[Begin STORED RECORDS]

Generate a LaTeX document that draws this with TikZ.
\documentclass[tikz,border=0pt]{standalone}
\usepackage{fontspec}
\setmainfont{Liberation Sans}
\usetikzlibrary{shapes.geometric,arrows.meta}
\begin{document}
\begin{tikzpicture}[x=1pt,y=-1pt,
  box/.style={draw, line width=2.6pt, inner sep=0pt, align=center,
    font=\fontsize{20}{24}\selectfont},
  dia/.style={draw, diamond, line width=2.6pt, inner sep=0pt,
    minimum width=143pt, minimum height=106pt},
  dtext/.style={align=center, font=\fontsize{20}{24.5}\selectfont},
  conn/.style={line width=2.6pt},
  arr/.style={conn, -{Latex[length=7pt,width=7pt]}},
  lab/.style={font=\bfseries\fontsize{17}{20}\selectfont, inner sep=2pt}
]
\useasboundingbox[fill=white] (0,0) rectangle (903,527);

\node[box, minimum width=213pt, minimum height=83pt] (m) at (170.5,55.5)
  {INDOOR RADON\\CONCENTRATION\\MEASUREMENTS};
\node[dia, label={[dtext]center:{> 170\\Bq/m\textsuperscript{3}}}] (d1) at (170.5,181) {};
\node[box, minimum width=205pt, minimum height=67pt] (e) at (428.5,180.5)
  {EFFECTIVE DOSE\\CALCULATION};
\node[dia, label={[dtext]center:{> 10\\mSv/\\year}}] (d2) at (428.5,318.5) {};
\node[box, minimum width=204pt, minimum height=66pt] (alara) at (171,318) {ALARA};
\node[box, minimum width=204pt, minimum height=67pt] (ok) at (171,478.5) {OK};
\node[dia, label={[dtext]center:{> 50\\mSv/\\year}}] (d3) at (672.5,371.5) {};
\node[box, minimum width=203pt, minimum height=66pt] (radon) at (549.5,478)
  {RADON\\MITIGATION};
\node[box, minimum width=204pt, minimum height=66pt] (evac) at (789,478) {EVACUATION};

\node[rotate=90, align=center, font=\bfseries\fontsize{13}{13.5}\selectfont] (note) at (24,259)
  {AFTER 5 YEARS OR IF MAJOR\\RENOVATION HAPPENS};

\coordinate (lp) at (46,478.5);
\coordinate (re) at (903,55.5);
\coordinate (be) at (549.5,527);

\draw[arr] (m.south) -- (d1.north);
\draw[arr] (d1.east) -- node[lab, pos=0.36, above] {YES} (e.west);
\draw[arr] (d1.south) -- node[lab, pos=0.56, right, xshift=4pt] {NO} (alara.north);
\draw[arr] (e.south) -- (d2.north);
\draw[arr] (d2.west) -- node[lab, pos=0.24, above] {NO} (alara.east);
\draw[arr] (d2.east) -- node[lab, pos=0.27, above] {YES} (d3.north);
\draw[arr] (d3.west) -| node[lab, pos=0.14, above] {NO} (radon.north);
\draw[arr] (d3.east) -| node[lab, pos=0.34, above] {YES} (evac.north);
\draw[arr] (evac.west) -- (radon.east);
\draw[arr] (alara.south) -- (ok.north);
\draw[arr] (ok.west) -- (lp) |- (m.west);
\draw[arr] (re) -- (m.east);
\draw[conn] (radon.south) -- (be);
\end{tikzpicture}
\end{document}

[End STORED RECORDS]
[Begin STORED RECORDS]

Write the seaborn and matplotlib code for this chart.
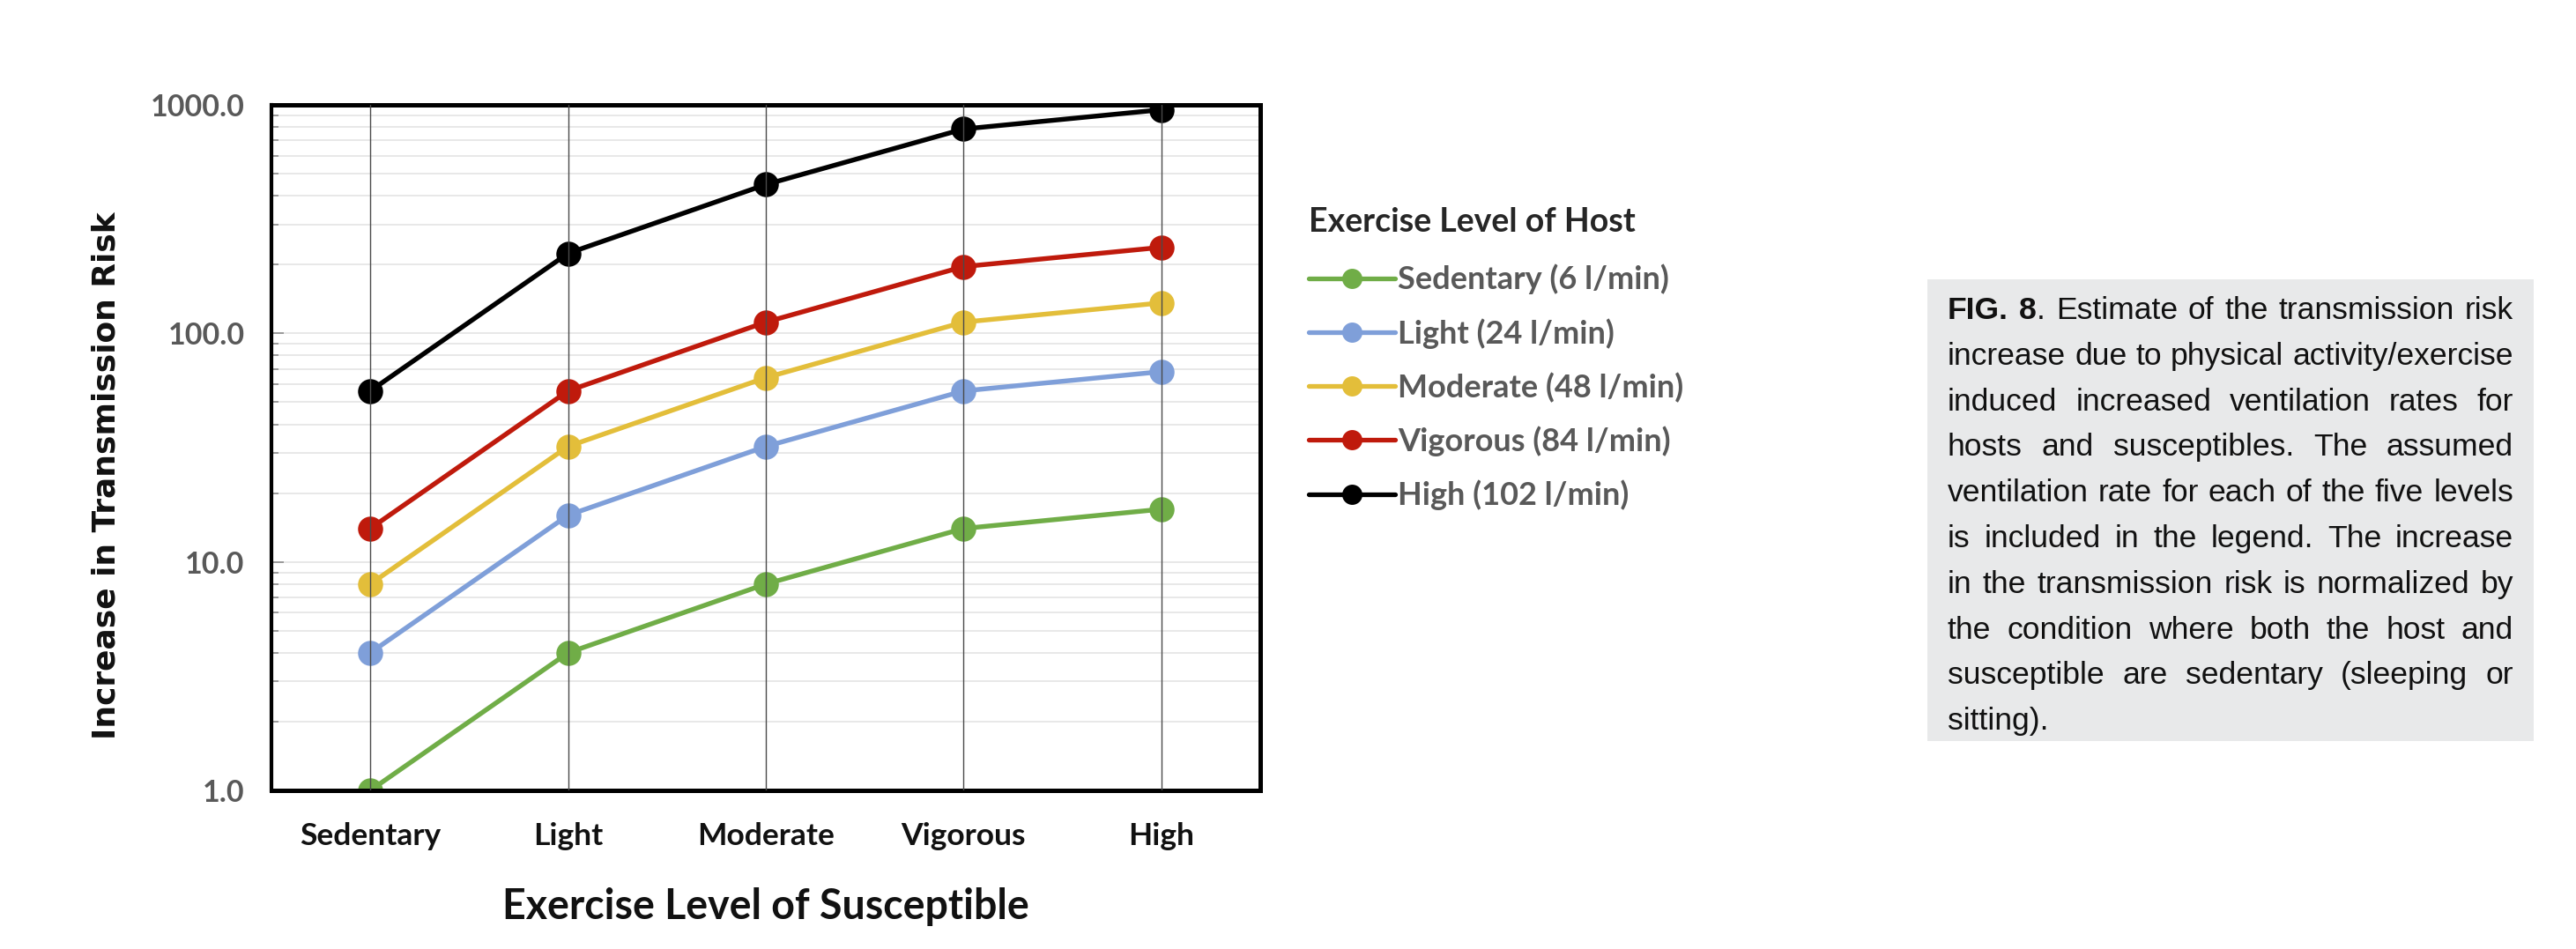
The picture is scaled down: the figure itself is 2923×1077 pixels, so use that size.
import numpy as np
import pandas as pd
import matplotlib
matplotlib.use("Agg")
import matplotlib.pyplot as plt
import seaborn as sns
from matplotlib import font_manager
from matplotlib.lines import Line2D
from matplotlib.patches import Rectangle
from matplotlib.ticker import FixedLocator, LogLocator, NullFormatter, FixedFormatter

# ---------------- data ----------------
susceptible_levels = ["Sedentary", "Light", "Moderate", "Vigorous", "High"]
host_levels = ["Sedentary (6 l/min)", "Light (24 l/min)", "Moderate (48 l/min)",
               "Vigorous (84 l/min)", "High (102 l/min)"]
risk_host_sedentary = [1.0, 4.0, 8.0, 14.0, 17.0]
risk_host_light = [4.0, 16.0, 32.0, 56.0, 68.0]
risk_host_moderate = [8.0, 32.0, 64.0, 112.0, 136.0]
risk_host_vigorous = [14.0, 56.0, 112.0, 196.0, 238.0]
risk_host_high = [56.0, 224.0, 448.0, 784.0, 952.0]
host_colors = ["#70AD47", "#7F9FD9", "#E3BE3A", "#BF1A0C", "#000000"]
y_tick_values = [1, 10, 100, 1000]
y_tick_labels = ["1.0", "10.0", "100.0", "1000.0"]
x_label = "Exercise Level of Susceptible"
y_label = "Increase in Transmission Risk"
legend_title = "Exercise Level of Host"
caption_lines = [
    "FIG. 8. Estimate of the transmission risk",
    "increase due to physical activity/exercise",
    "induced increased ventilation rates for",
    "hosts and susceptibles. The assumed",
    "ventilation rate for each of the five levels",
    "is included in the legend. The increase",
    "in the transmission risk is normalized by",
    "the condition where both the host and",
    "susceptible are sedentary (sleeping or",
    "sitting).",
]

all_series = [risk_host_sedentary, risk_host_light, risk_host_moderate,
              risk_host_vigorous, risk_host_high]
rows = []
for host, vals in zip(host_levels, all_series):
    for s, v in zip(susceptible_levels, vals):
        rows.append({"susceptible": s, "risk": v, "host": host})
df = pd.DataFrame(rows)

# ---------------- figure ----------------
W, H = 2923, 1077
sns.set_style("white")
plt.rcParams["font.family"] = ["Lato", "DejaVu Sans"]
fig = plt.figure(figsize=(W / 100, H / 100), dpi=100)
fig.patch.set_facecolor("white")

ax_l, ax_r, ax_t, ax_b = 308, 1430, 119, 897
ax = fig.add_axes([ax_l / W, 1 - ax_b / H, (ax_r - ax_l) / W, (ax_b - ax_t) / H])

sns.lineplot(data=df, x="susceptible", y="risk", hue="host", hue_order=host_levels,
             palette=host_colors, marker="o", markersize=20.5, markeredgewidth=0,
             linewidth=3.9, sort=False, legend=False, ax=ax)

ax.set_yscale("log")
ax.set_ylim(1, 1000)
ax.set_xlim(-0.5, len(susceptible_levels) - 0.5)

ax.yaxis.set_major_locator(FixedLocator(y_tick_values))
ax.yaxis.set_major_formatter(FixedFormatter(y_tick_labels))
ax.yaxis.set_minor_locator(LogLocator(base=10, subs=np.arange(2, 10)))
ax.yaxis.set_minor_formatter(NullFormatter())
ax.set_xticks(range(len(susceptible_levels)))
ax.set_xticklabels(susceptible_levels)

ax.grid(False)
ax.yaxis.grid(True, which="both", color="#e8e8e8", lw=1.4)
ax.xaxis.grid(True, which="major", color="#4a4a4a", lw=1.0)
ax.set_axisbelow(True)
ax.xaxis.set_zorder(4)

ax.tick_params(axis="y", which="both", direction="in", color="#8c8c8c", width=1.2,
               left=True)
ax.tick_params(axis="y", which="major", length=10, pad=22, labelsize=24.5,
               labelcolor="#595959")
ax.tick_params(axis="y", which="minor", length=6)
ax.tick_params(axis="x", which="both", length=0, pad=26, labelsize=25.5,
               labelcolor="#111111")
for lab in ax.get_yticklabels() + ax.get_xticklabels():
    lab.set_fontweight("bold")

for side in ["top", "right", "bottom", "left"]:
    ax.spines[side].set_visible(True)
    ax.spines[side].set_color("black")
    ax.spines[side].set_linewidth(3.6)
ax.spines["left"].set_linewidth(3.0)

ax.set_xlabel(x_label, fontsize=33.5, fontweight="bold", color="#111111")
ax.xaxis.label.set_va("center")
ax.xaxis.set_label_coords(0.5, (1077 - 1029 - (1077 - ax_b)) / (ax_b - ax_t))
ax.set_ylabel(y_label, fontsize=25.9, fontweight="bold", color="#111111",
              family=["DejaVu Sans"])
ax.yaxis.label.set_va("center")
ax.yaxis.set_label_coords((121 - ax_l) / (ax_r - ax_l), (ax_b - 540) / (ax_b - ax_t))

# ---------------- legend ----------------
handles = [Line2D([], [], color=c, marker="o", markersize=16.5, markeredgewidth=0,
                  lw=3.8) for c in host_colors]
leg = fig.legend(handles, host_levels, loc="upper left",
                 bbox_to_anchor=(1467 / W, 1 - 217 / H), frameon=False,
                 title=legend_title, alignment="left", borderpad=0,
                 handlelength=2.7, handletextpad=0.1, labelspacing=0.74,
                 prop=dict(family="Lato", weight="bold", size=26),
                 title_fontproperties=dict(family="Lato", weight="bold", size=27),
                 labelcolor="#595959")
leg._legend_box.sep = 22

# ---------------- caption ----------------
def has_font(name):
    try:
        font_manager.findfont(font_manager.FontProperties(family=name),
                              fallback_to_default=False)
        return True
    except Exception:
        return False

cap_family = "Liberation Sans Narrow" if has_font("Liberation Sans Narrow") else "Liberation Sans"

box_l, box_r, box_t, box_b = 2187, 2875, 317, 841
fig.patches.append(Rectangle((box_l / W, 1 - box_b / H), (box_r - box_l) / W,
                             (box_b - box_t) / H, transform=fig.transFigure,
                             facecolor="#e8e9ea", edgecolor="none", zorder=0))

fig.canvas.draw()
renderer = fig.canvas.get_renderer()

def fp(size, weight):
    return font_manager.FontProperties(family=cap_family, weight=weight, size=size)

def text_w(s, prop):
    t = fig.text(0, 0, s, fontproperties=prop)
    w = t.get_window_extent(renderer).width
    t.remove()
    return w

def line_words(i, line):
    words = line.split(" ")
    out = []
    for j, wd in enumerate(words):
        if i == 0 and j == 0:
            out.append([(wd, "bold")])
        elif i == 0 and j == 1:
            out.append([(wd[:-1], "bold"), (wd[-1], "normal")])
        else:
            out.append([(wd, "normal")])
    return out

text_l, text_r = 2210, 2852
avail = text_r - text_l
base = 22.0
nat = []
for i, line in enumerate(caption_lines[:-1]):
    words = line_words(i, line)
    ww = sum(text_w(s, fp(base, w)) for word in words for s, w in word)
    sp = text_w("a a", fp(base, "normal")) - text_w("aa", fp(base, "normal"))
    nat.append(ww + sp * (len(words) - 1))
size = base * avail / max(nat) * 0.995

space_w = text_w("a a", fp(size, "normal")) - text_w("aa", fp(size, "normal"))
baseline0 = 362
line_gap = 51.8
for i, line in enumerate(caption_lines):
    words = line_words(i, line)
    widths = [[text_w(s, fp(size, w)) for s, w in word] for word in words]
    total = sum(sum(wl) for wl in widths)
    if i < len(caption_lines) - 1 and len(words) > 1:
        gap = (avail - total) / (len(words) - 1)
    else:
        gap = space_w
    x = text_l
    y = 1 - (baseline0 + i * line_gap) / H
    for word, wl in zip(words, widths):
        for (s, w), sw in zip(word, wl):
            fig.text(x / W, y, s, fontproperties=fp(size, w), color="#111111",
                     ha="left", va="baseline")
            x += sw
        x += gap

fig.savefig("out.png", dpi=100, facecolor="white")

[End STORED RECORDS]
[Begin STORED RECORDS]

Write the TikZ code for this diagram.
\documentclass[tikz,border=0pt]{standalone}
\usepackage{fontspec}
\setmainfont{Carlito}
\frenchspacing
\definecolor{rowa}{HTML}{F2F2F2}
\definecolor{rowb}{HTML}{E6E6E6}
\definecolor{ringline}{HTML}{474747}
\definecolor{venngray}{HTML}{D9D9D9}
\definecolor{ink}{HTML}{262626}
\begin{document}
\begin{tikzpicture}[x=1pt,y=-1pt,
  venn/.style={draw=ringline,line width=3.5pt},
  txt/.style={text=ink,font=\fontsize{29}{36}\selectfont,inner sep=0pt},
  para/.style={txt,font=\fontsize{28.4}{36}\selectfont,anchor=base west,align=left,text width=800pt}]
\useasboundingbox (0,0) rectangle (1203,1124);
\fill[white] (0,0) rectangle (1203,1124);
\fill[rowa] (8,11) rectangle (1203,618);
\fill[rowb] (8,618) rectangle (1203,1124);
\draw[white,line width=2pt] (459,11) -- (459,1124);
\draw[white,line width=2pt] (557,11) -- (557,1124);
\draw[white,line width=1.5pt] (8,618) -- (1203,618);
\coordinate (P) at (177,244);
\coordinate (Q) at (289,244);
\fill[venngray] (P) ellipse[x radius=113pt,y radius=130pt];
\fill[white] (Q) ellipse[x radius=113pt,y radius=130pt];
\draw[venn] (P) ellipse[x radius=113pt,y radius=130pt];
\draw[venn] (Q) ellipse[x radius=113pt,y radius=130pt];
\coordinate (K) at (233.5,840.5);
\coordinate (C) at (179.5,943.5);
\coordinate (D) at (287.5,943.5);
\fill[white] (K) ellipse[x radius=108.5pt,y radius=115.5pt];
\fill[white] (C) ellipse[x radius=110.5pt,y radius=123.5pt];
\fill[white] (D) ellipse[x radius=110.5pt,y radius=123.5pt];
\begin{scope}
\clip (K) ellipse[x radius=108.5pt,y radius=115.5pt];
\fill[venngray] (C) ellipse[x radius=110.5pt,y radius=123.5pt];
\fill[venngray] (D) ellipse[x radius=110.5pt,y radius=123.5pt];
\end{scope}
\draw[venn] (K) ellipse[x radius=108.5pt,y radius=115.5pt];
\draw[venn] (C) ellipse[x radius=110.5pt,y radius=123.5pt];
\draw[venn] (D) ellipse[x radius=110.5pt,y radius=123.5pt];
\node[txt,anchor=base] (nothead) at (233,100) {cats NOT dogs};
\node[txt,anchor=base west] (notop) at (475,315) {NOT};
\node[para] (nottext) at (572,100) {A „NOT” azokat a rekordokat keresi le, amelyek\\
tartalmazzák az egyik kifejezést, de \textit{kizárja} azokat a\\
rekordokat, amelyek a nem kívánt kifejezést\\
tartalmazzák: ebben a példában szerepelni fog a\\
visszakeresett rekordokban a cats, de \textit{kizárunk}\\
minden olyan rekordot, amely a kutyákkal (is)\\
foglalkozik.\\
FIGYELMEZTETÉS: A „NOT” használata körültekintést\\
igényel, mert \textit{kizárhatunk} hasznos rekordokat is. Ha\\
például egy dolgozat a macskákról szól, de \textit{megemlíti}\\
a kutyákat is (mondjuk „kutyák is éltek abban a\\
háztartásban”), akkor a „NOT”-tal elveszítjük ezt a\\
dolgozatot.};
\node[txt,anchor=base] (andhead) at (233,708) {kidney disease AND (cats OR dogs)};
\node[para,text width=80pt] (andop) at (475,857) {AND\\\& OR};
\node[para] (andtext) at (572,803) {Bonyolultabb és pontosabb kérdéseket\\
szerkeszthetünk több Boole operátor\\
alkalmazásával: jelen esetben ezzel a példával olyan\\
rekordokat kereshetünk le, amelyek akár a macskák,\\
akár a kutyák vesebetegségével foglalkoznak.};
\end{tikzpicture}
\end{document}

[End STORED RECORDS]

*WHAT TO WORK ON*.
Set down, without pictures, the lines between the line holding "Write the seaborn" and the line holding "from matplotlib.ticker import", both inclusive.

*FINAL RESULT*.
Write the seaborn and matplotlib code for this chart.
The picture is scaled down: the figure itself is 2923×1077 pixels, so use that size.
import numpy as np
import pandas as pd
import matplotlib
matplotlib.use("Agg")
import matplotlib.pyplot as plt
import seaborn as sns
from matplotlib import font_manager
from matplotlib.lines import Line2D
from matplotlib.patches import Rectangle
from matplotlib.ticker import FixedLocator, LogLocator, NullFormatter, FixedFormatter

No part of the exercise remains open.